On the one hand, the results of the study, to some extent, support those of Nguyen Thi Thanh Huyen and Khuat Thi Thu Nga (2003), since they claimed that the inclusion of games brings with itself advantages and effectiveness in learning vocabulary. They, however, mainly referred to games in rather a broad sense- that is, no distinction was made between the potential effectiveness of cooperative games as opposed to competitive games, whereas the present study attempted to make a fine distinction between the abovementioned sorts of games.
The results of the study, on the other hand, run counter to a commonly held belief which considers games to be no more than mere time-filling activities principally used to either "break the ice" or "break from the monotony of drilling". The study strongly supports the inclusion of cooperative games not only as an effectual means of creating a friendly atmosphere which consequently results in better learning, but also as a central constituent of teaching vocabulary.

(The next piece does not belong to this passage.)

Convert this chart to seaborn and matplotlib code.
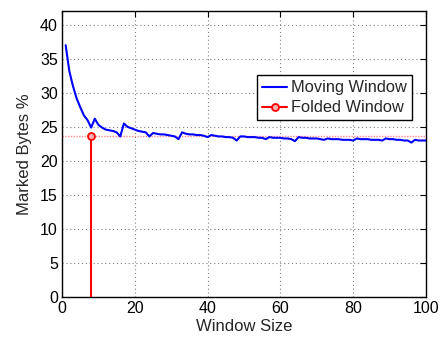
import matplotlib
matplotlib.use("Agg")
import matplotlib.pyplot as plt
from matplotlib.lines import Line2D
from matplotlib.legend_handler import HandlerLine2D
import numpy as np
import pandas as pd
import seaborn as sns

# Moving-window results: marked bytes (%) for window sizes 1..100
window_sizes = list(range(1, 101))
moving_marked = [
    37.0, 33.2, 31.0, 29.2, 27.9, 26.7, 26.0, 24.9, 26.2, 25.3,
    24.9, 24.6, 24.5, 24.4, 24.2, 23.6, 25.5, 25.0, 24.8, 24.6,
    24.4, 24.3, 24.2, 23.6, 24.1, 24.0, 23.9, 23.9, 23.8, 23.7,
    23.6, 23.2, 24.2, 24.0, 23.9, 23.9, 23.8, 23.8, 23.7, 23.5,
    23.8, 23.7, 23.6, 23.6, 23.5, 23.5, 23.4, 23.0, 23.6, 23.6,
    23.5, 23.5, 23.5, 23.4, 23.4, 23.2, 23.5, 23.4, 23.4, 23.4,
    23.3, 23.3, 23.2, 22.9, 23.5, 23.4, 23.4, 23.3, 23.3, 23.3,
    23.2, 23.1, 23.3, 23.2, 23.2, 23.2, 23.1, 23.1, 23.1, 23.0,
    23.3, 23.2, 23.2, 23.2, 23.1, 23.1, 23.1, 23.0, 23.3, 23.2,
    23.2, 23.1, 23.1, 23.0, 23.0, 22.7, 23.1, 23.0, 23.0, 23.0,
]

# Folded-window result
folded_x = [8]
folded_y = [23.6]

x_ticks = [0, 20, 40, 60, 80, 100]
y_ticks = [0, 5, 10, 15, 20, 25, 30, 35, 40]

sns.set_theme(style="white")
plt.rcParams["font.family"] = ["Liberation Sans", "DejaVu Sans"]

fig = plt.figure(figsize=(4.4, 3.38), dpi=100)
ax = fig.add_axes([0.141, 0.121, 0.827, 0.846])

df = pd.DataFrame({"window": window_sizes, "marked": moving_marked})

# Reference level of the folded window
ax.axhline(folded_y[0], color="#ff8a8a", lw=1.0, ls=(0, (1, 1)), zorder=1)

sns.lineplot(data=df, x="window", y="marked", ax=ax, color="#0000ff",
             lw=1.5, zorder=3, label="_nolegend_")

# Stem for the folded window
ax.vlines(folded_x, 0, folded_y, color="#ff0000", lw=1.5, zorder=4)
ax.plot(folded_x, folded_y, ls="none", marker="o", ms=5,
        mfc="#ffb0b0", mec="#ff0000", mew=1.3, zorder=5)

ax.set_xlim(0, 100)
ax.set_ylim(0, 42)
ax.set_xticks(x_ticks)
ax.set_yticks(y_ticks)
ax.grid(True, color="#808080", ls=(0, (1, 2.5)), lw=0.8)
ax.tick_params(direction="in", length=4, width=0.8, top=True, right=True,
               labelsize=11.5, colors="black", pad=3)
for s in ax.spines.values():
    s.set_color("black")
    s.set_linewidth(1.0)

ax.set_xlabel("Window Size", fontsize=12, labelpad=2)
ax.set_ylabel("Marked Bytes %", fontsize=12, labelpad=6)


class EndMarkerHandler(HandlerLine2D):
    def get_xdata(self, legend, xdescent, ydescent, width, height, fontsize):
        xdata, _ = super().get_xdata(legend, xdescent, ydescent, width, height, fontsize)
        return xdata, np.array([xdata[-1]])


h_moving = Line2D([], [], color="#0000ff", lw=1.5)
h_folded = Line2D([], [], color="#ff0000", lw=1.5, marker="o", ms=5,
                  mfc="#ffb0b0", mec="#ff0000", mew=1.3)
leg = ax.legend([h_moving, h_folded], ["Moving Window", "Folded Window"],
                loc="upper left", bbox_to_anchor=(0.537, 0.775),
                fontsize=11.8, frameon=True, fancybox=False, framealpha=1,
                edgecolor="black", borderpad=0.3, handlelength=1.5,
                handletextpad=0.25, labelspacing=0.3, borderaxespad=0,
                handler_map={h_folded: EndMarkerHandler()})
leg.get_frame().set_linewidth(1.0)

fig.savefig("out.png", dpi=100)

Therefore, the crucial role cooperative games can play in further improving the quality of vocabulary instruction is simply undeniable. Cooperative games can be utilized to both teach and revise vocabulary. Moreover, they have proved to help gain better understanding and meanwhile more efficient retrieval. However, it might also be of interest to investigate whether cooperative games can be used to improve productive and/or receptive skills. Another issue raised by this study is whether cooperative games can be utilized at all levels of proficiency to teach the language skills and subskills.